Our 2011 University of Idaho undergraduate students arrived on May 31st. We welcomed DeVlieg research undergraduate Andy Osler (“Size/Age structure of salmonid populations in small tributaries compared to Big Creek populations,” advisor: Brian Kennedy, associate professor of fisheries resources); Bleak research interns Brian Howard (“Plant community composition along an environmental gradient in a central Idaho wilderness;” advisor: Beth Newingham, assistant professor of rangeland ecology and management); Crista O’Connor and Shaylee Martling (“A collection of vascular plant species of the Big Creek Drainage, Frank Church River of No Return Wilderness, Idaho,” advisor: David Tank, assistant professor of forest resources), and restoration intern Mikaela Campbell (“A survey of extent of invasive plant species along the Big Creek Drainage,” advisor: Jim Kingery, emeritus professor of rangeland ecology and management).

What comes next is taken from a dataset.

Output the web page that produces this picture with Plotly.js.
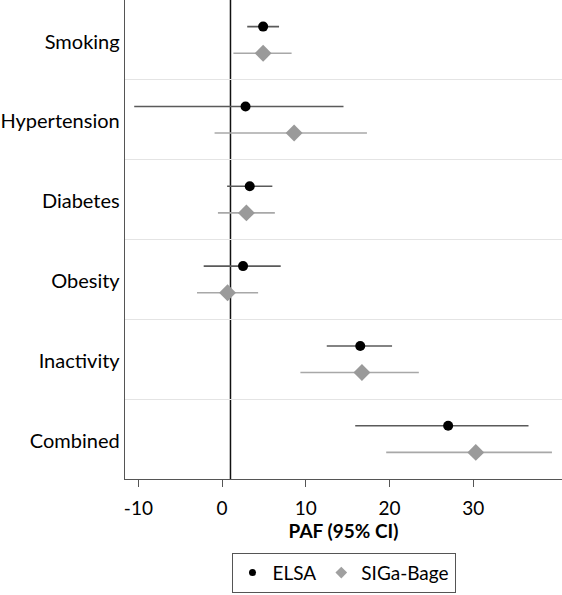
<!DOCTYPE html>
<html>
<head>
<meta charset="utf-8">
<script src="https://cdn.plot.ly/plotly-3.0.1.min.js"></script>
<style>html,body{margin:0;padding:0;background:#fff;}#chart{width:562px;height:595px;}</style>
</head>
<body>
<div id="chart"></div>
<script>
const categories = ["Smoking", "Hypertension", "Diabetes", "Obesity", "Inactivity", "Combined"];
const elsaPAF  = [4.9, 2.8, 3.3, 2.5, 16.5, 27.0];
const elsaLow  = [3.0, -10.5, 0.6, -2.2, 12.5, 15.9];
const elsaHigh = [6.8, 14.5, 6.0, 7.0, 20.3, 36.6];
const sigaPAF  = [4.9, 8.6, 2.9, 0.65, 16.7, 30.3];
const sigaLow  = [1.35, -0.9, -0.5, -3.0, 9.35, 19.6];
const sigaHigh = [8.3, 17.3, 6.3, 4.3, 23.5, 39.4];
const xTicks = [-10, 0, 10, 20, 30];
const refLine = 1;

const n = categories.length;
const idx = categories.map((c, i) => i);
const font = "Lato, 'Liberation Sans', sans-serif";

const traces = [
  {
    name: "ELSA", type: "scatter", mode: "markers", showlegend: false,
    x: elsaPAF, y: idx.map(i => i + 1/3),
    marker: {symbol: "circle", color: "#000", size: 10},
    error_x: {type: "data", symmetric: false,
      array: elsaPAF.map((v, i) => elsaHigh[i] - v),
      arrayminus: elsaPAF.map((v, i) => v - elsaLow[i]),
      color: "#5a5a5a", thickness: 1.6, width: 0}
  },
  {
    name: "SIGa-Bage", type: "scatter", mode: "markers", showlegend: false,
    x: sigaPAF, y: idx.map(i => i + 2/3),
    marker: {symbol: "diamond", color: "#9a9a9a", size: 13},
    error_x: {type: "data", symmetric: false,
      array: sigaPAF.map((v, i) => sigaHigh[i] - v),
      arrayminus: sigaPAF.map((v, i) => v - sigaLow[i]),
      color: "#a8a8a8", thickness: 1.6, width: 0}
  },
  {
    name: "ELSA", type: "scatter", mode: "markers", x: [null], y: [null],
    marker: {symbol: "circle", color: "#000", size: 7}
  },
  {
    name: "SIGa-Bage", type: "scatter", mode: "markers", x: [null], y: [null],
    marker: {symbol: "diamond", color: "#a0a0a0", size: 9}
  }
];

const layout = {
  width: 562, height: 595,
  margin: {l: 125, r: 0, t: 0, b: 116},
  paper_bgcolor: "#fff", plot_bgcolor: "#fff",
  font: {family: font, color: "#000", size: 20},
  showlegend: true,
  legend: {
    orientation: "h", x: 0.5, xanchor: "center", y: -0.154, yanchor: "top",
    bordercolor: "#555", borderwidth: 1, font: {size: 19},
    itemwidth: 30, itemsizing: "trace"
  },
  xaxis: {
    range: [-11.6, 40.6],
    tickvals: xTicks, ticktext: xTicks.map(String),
    ticks: "outside", ticklen: 7, tickcolor: "#555",
    ticklabelstandoff: 5,
    showgrid: false, zeroline: false,
    showline: true, linecolor: "#555", linewidth: 1,
    tickfont: {size: 19},
    title: {text: "<b>PAF (95% CI)</b>", font: {size: 19}, standoff: 2}
  },
  yaxis: {
    range: [n, 0],
    tickvals: idx.map(i => i + 0.52), ticktext: categories,
    ticks: "", showgrid: false, zeroline: false,
    showline: true, linecolor: "#555", linewidth: 1.3,
    tickfont: {size: 20},
    minor: {tick0: 0, dtick: 1, showgrid: true, gridcolor: "#e4e4e4", gridwidth: 1, ticks: ""}
  },
  shapes: [{
    type: "line", xref: "x", yref: "paper", x0: refLine, x1: refLine, y0: 0, y1: 1,
    line: {color: "#111", width: 1.5}, layer: "below"
  }]
};

Plotly.newPlot("chart", traces, layout, {displayModeBar: false, staticPlot: true});
</script>
</body>
</html>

Brian Kennedy, Beth Newingham and David Tank accompanied our student group on arrival, and Tank led off the season with our first short course: “Field Botany: Collecting, Identifying and Preserving Vouchers for Ecological and Evolutionary Studies of Plants.” Beth Newingham and Katy Kavanagh, professor of forest resources, visited Taylor in mid-June to teach Short Course #2: “Plant Adaptations to Water Limitations Along Environmental Gradients.” They were accompanied by Penny Morgan, professor of fire ecology and management, graduate students Kerry Kemp and Zion Klos, and undergraduate student Daniel Boyes.
The McCall-Donnelly High School environmental science class, which typically visits Taylor each spring, had particular difficulty making this year’s trip! Bad weather forced the class to delay their visit over a month, finally scheduling after school had dismissed for the year. Teacher Deb Fereday led a group of seven seniors to Taylor in mid-June and hopes to visit again in the fall.

2011 assistant manager Amber Lankford (2008 DeVlieg research scholar; 2010 Berklund research scholar) arrived at Taylor on April 29 and will work with us until September. In addition to assisting our many visitors, we’ve kept busy with a number of facility projects, including repair of our main footbridge, planning an experimental wood stove design for the winter, fixing and replacing appliances, keeping water lines clear of sand and silt from spring floodwaters, maintaining the airstrip, reorganizing our workshop and designing new educational displays for the lab.

We were very grateful for the help of several visiting volunteers. Jim and Janet Hall visited Taylor for four days in late April to assist spring chores, including cleaning cabins, splitting wood, pruning trees, and chipping brush. Tatiana Gettelman (2008 Berklund research scholar) donated three weeks of time in May and June to clear and rebuild trails, assist with pasture maintenance, and other chores. We owe our volunteers a monumental debt of gratitude!

Finally, as always, we also owe special thanks to our donors. Our three research interns are funded by the Ralph M. Bleak Memorial Endowment, our DeVlieg scholars by the DeVlieg Foundation, and our restoration intern by the Friends of Taylor Endowment. We also received a new donation this spring in the form of over 40 new research texts, field guides, and other books for the Taylor library, thanks to Tom Bitterwolf, University of Idaho chemistry professor and his wife, Carrie (Moscow, Idaho). Thank you to all of our benefactors! We owe much of our success to your generosity.

Although it's late June, Big Creek is still running high and turbid with no end in sight. All the plants here are making the most of our unusually moist spring and are growing fast, and we've had an especially rich bloom of wildflowers this month. Like the plants, we've had a very busy spring, but hold on…we still have two months of the summer season yet to come!